I’m pro-choice, and Tebow clearly is not. But based on what I’ve heard in the past week, I’ll take his side against the group-think, elitism and condescension of the “National Organization of Fewer and Fewer Women All The Time.” For one thing, Tebow seems smarter than they do.

Where TV Tropes comes in, however, is with this portion later:

You know what we really need more of? Famous guys who aren’t embarrassed to practice sexual restraint, and to say it out loud. If we had more of those, women might have fewer abortions. See, the best way to deal with unwanted pregnancy is to not get the sperm in the egg and the egg implanted to begin with, and that is an issue for men, too — and they should step up to that.
“Are you saving yourself for marriage?” Tebow was asked last summer during an SEC media day.
“Yes, I am,” he replied.
The room fell into a hush, followed by tittering: The best college football player in the country had just announced he was a virgin. As Tebow gauged the reaction from the reporters in the room, he burst out laughing.
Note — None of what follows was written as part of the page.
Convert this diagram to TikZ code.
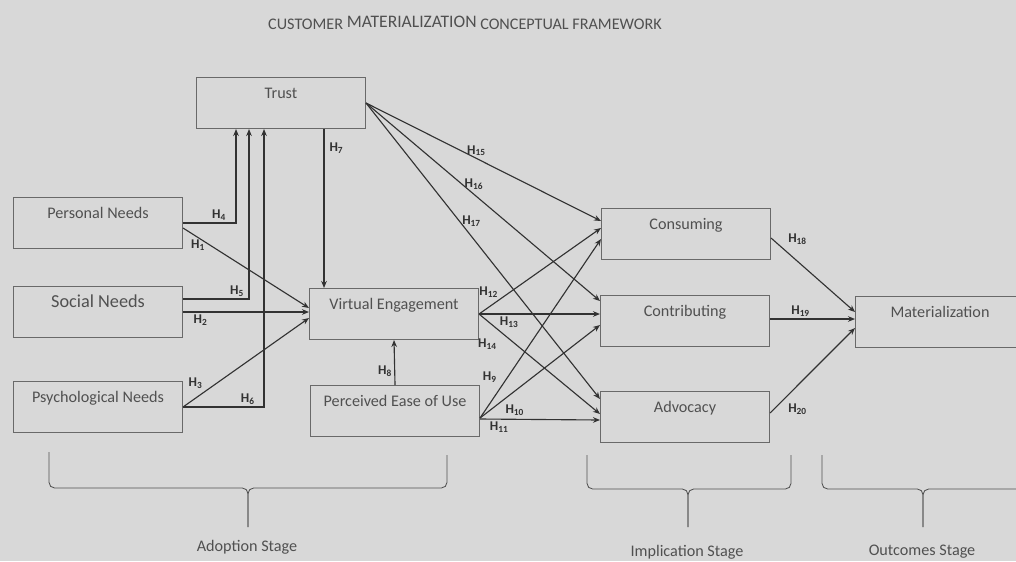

They were a lot more embarrassed than he was.
“I think y’all are stunned right now!” he said. “You can’t even ask a question!”
That’s how far we’ve come from any kind of sane viewpoint about star athletes and sex. Promiscuity is so the norm that if a stud isn’t shagging everything in sight, we feel faintly ashamed for him.

My immediate thought went to “A Man is Not a Virgin” which, as an asexual, I’ve always found particularly bothersome (along with the related “All Men are Perverts,” and “I’m a Man, I Can’t Help It“).